The Art of Justifying the Price: Little-Known Rules in Luxury Product Packaging
In luxury products, price is not merely the result of production costs or brand awareness. In this segment, price is the sum of perception, experience, and expectation. At this point, packaging plays a role that is at least as critical as the product itself. After all, the consumer encounters the packaging before ever touching the product. The decision-making process begins precisely there.
In the luxury segment, discussions about packaging design typically revolve around material quality, minimalism, or aesthetic details. However, the true elements that “justify” the price are often hidden within lesser-known, more refined principles.
1. Perceived Weight and Physical Assurance
In luxury packaging, a certain standard of weight is no coincidence. Heavier boxes, thicker paperboard, or magnetic closures that shut with a firm sound subconsciously reinforce perceptions of quality, durability, and value. The human brain frequently associates weight with solidity and cost. For this reason, packaging that feels light or fragile struggles to defend a premium price.
2. The Design of the Unboxing Ritual
Luxury packaging is not merely a protective tool but a carefully constructed experience. A layered opening structure, a lid lifted slowly, tissue paper details, or a specially positioned product presentation: All of these elements create a “ritual.” The more controlled and fluid this ritual is designed, the greater the perceived value of the product. Because the user pays not only for the product itself, but also for the experience.
3. Strategic Use of Negative Space
In luxury packaging, emptiness is a deliberately employed design element. Dense information, crowded graphics, and excessive messaging weaken the premium perception. Negative space allows the product to “whisper” rather than “shout,” creating a brand language that exudes confidence. In the luxury segment, the silence of design is often more powerful than loud visuals.
4. Tactile Experience and Surface Technologies
Tactile applications such as matte lamination, soft-touch coatings, embossing, and foil stamping create not only an aesthetic impact but also a neurological one. The human brain records tactile stimuli in long-term memory more powerfully. Smooth, velvety, or subtly textured surfaces mentally position the product within a “more valuable” category.
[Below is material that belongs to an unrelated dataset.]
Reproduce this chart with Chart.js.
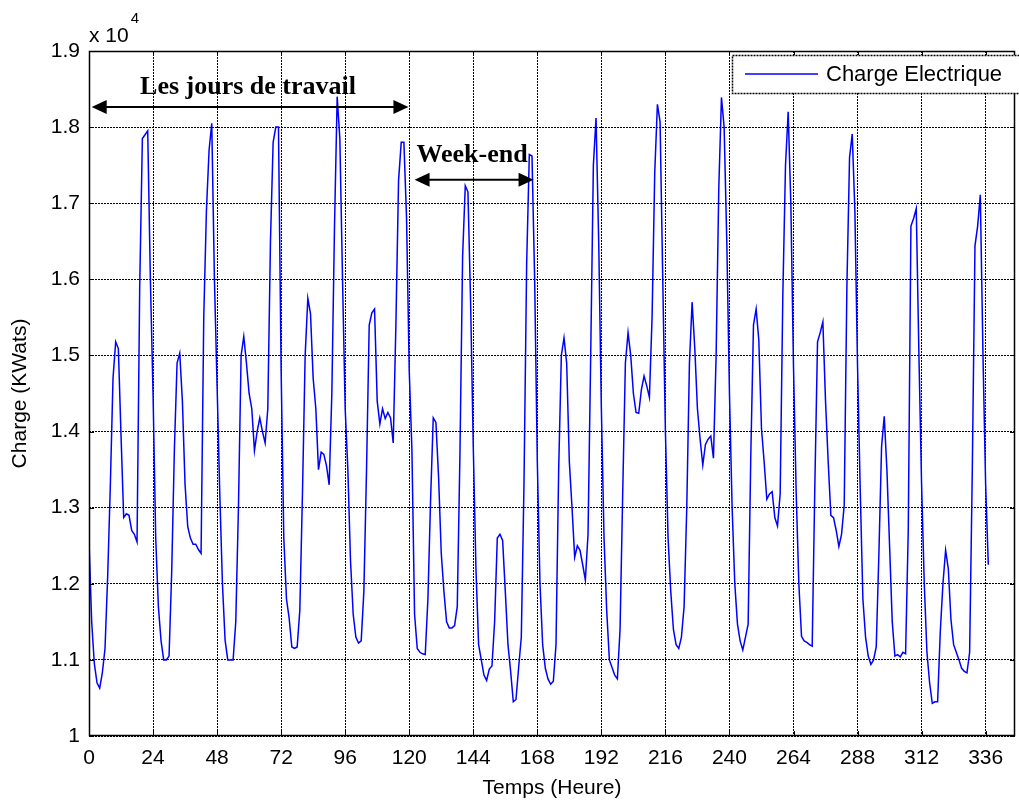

5. The Balance of Saturation in Color Psychology
In luxury packaging, selecting a color is not merely about choosing the right tone - it is about establishing the correct balance of saturation and contrast. Overly bright and high-contrast colors create a mass-market perception, while deeper, more sophisticated, and controlled tones reinforce a sense of exclusivity. Particularly when combined with the right materials, black, deep navy, burgundy, or earthy tones elevate price perception.
6. The Perception of Flawlessness and Micro Details
In the luxury segment, there is no tolerance for error. Millimetric misalignments, low-resolution prints, cutting imperfections, or misaligned typography may go unnoticed consciously, yet they generate subconscious distrust. Behind a premium price lies an invisible yet palpable standard of perfection.
Ultimately, luxury packaging must be less about being “beautiful” and more about being persuasive. It does not struggle to defend the product’s price - it renders it natural and inevitable. From weight to space, from texture to the unboxing experience, every detail is a strategic element that shapes perception. Justifying a price is not a mathematical calculation but an exercise in perception engineering. Luxury packaging design is the most visible -and tangible- domain of that engineering.